• **Given task**: Your copy should hold exactly the lines from the one containing "Convert this diagram to TikZ code." to the one containing "text=white] (decgtxt) at", inclusive, with no pictures.

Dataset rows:
☆ ☆ ☆ ☆ ☆ ☆ ☆

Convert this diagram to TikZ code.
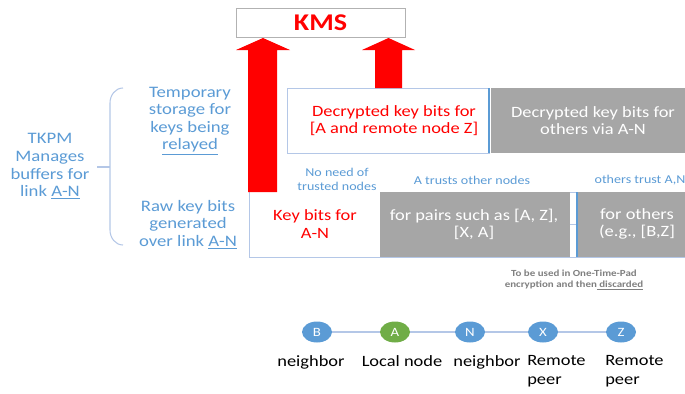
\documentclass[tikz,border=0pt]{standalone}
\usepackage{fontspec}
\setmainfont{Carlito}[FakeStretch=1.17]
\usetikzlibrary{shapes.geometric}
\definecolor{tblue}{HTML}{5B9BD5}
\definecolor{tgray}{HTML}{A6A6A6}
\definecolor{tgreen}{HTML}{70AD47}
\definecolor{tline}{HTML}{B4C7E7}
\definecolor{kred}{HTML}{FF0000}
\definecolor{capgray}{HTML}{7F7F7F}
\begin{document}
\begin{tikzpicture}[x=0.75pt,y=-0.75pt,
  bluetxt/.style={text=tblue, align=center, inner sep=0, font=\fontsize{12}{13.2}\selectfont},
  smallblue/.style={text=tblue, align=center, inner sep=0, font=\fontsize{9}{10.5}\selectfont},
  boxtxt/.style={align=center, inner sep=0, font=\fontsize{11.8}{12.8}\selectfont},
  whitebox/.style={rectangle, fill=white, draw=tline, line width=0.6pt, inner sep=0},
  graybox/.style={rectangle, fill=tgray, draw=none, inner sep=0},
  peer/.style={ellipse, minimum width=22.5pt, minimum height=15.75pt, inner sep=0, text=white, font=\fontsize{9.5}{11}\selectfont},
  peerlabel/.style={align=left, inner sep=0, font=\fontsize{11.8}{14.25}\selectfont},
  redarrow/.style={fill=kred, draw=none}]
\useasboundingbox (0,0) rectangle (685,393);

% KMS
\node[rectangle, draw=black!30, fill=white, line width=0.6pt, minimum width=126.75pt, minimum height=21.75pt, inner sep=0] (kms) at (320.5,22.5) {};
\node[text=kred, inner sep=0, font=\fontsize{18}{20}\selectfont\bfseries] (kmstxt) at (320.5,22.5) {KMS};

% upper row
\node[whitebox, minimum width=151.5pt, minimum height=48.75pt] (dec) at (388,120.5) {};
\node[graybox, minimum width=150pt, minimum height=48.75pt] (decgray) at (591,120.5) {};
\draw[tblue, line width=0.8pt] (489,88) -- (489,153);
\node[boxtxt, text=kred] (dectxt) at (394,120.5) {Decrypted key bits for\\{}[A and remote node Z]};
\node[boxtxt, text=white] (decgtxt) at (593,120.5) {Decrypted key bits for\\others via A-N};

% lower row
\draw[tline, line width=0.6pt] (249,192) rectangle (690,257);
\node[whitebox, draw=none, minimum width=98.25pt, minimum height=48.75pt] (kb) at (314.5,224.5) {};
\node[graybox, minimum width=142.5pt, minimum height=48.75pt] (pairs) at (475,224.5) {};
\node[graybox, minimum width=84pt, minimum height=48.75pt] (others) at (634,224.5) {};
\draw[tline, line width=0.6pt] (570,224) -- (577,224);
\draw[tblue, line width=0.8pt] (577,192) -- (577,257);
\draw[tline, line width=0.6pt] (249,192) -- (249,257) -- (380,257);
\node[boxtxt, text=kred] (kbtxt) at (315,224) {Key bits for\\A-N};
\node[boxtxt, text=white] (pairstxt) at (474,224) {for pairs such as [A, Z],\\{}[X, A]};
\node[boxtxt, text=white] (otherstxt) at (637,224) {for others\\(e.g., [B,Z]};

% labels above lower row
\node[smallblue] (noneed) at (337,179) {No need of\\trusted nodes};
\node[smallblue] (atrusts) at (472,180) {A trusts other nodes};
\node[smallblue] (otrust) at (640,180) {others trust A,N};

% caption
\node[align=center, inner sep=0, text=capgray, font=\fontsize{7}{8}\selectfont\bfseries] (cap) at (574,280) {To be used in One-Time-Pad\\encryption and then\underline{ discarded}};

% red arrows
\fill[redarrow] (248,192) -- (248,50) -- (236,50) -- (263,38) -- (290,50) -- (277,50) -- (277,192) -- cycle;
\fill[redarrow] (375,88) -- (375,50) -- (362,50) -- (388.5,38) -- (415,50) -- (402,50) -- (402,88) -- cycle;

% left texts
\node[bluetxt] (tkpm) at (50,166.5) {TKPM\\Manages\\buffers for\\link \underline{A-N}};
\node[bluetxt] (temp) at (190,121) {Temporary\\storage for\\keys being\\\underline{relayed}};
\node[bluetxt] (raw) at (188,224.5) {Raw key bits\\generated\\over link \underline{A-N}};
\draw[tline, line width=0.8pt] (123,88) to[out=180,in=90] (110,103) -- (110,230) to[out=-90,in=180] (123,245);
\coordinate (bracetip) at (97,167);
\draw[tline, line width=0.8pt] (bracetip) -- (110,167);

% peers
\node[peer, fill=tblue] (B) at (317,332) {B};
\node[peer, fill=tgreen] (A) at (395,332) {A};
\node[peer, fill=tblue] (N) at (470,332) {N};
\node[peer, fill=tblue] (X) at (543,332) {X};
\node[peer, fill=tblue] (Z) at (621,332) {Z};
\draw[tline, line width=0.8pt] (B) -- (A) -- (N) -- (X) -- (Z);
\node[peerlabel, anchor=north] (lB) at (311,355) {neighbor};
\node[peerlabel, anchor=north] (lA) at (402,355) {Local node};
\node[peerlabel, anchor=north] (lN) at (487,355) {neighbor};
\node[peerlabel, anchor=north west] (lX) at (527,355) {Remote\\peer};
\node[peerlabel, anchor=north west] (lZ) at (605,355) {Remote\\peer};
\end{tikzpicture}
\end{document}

☆ ☆ ☆ ☆ ☆ ☆ ☆

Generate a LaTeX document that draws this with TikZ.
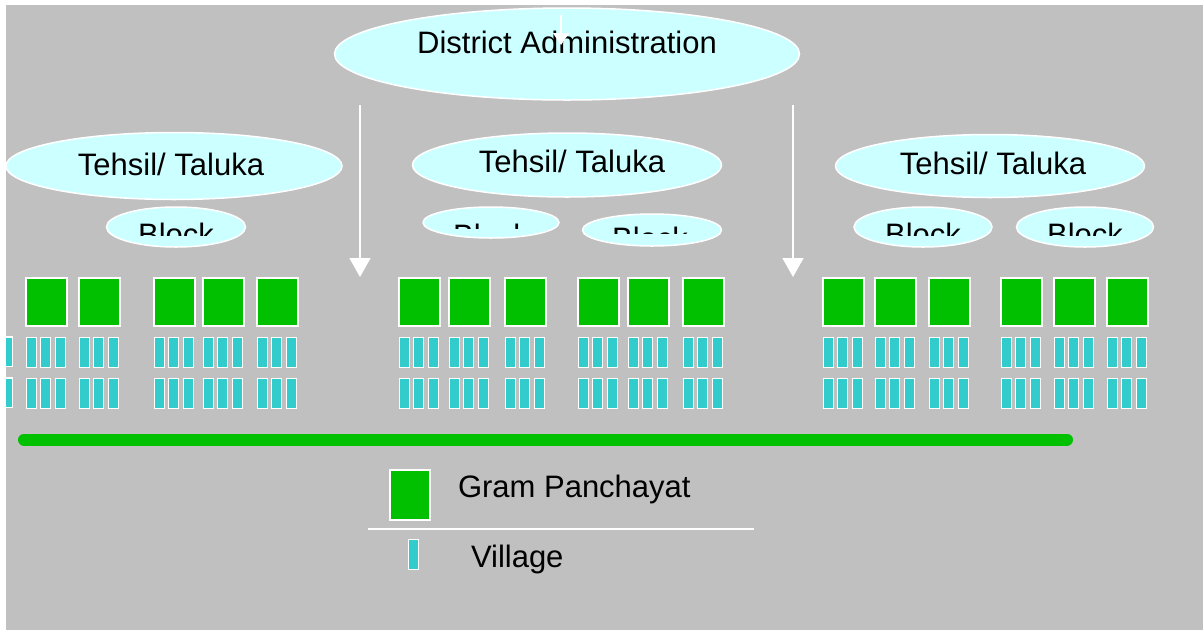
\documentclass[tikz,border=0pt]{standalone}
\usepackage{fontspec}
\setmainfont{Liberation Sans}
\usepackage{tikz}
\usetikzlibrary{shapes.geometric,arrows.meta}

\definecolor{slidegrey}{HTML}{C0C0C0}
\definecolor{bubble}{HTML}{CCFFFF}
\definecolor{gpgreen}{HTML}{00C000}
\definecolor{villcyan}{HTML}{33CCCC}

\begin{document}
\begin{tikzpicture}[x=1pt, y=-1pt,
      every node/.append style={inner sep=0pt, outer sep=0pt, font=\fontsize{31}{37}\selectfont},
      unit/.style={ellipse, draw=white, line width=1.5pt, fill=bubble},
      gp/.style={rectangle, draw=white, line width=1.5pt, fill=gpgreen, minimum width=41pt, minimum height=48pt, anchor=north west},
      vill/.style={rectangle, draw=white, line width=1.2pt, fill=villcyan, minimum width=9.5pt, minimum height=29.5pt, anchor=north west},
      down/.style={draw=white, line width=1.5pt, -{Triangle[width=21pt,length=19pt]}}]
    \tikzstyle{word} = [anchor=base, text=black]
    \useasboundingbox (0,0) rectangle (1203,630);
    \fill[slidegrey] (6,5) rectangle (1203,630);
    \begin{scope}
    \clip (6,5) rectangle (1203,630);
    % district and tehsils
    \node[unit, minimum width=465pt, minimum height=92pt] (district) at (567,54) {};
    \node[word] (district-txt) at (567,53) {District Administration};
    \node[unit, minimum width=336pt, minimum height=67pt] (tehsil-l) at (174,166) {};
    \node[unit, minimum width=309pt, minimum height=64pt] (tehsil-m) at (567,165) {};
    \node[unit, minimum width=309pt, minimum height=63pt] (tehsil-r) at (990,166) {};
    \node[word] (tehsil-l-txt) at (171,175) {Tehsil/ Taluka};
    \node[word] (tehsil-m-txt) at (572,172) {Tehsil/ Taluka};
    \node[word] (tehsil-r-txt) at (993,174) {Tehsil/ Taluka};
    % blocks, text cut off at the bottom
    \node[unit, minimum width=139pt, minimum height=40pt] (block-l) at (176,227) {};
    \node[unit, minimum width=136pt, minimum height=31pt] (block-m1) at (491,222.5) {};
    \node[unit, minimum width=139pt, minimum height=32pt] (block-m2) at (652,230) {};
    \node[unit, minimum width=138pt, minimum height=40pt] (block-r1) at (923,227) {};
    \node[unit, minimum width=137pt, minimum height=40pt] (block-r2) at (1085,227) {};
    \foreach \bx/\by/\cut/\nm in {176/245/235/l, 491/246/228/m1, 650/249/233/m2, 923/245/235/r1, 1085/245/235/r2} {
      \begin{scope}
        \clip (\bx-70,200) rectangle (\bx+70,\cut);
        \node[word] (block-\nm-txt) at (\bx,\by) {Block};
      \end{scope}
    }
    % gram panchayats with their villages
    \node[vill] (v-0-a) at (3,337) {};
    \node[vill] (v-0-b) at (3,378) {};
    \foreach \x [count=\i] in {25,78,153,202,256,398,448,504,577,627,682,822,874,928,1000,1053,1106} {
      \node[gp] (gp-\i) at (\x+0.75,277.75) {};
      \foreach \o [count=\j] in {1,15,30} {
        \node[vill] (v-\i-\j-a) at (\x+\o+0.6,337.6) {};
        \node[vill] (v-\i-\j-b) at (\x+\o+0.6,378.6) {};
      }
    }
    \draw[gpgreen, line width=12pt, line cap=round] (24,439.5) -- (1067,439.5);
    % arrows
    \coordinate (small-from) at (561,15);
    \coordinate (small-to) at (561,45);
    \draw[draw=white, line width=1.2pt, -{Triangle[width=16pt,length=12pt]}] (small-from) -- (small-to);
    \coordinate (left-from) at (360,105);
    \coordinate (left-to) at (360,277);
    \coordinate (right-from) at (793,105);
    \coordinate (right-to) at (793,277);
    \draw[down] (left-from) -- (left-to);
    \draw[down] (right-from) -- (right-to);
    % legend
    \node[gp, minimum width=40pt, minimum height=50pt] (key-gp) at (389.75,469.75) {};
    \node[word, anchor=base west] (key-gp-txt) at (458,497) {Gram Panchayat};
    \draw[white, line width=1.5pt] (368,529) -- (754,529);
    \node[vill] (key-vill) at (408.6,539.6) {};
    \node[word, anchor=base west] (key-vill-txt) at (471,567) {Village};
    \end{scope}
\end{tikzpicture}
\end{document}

☆ ☆ ☆ ☆ ☆ ☆ ☆

• **Result for this task**:
Convert this diagram to TikZ code.
\documentclass[tikz,border=0pt]{standalone}
\usepackage{fontspec}
\setmainfont{Carlito}[FakeStretch=1.17]
\usetikzlibrary{shapes.geometric}
\definecolor{tblue}{HTML}{5B9BD5}
\definecolor{tgray}{HTML}{A6A6A6}
\definecolor{tgreen}{HTML}{70AD47}
\definecolor{tline}{HTML}{B4C7E7}
\definecolor{kred}{HTML}{FF0000}
\definecolor{capgray}{HTML}{7F7F7F}
\begin{document}
\begin{tikzpicture}[x=0.75pt,y=-0.75pt,
  bluetxt/.style={text=tblue, align=center, inner sep=0, font=\fontsize{12}{13.2}\selectfont},
  smallblue/.style={text=tblue, align=center, inner sep=0, font=\fontsize{9}{10.5}\selectfont},
  boxtxt/.style={align=center, inner sep=0, font=\fontsize{11.8}{12.8}\selectfont},
  whitebox/.style={rectangle, fill=white, draw=tline, line width=0.6pt, inner sep=0},
  graybox/.style={rectangle, fill=tgray, draw=none, inner sep=0},
  peer/.style={ellipse, minimum width=22.5pt, minimum height=15.75pt, inner sep=0, text=white, font=\fontsize{9.5}{11}\selectfont},
  peerlabel/.style={align=left, inner sep=0, font=\fontsize{11.8}{14.25}\selectfont},
  redarrow/.style={fill=kred, draw=none}]
\useasboundingbox (0,0) rectangle (685,393);

% KMS
\node[rectangle, draw=black!30, fill=white, line width=0.6pt, minimum width=126.75pt, minimum height=21.75pt, inner sep=0] (kms) at (320.5,22.5) {};
\node[text=kred, inner sep=0, font=\fontsize{18}{20}\selectfont\bfseries] (kmstxt) at (320.5,22.5) {KMS};

% upper row
\node[whitebox, minimum width=151.5pt, minimum height=48.75pt] (dec) at (388,120.5) {};
\node[graybox, minimum width=150pt, minimum height=48.75pt] (decgray) at (591,120.5) {};
\draw[tblue, line width=0.8pt] (489,88) -- (489,153);
\node[boxtxt, text=kred] (dectxt) at (394,120.5) {Decrypted key bits for\\{}[A and remote node Z]};
\node[boxtxt, text=white] (decgtxt) at (593,120.5) {Decrypted key bits for\\others via A-N};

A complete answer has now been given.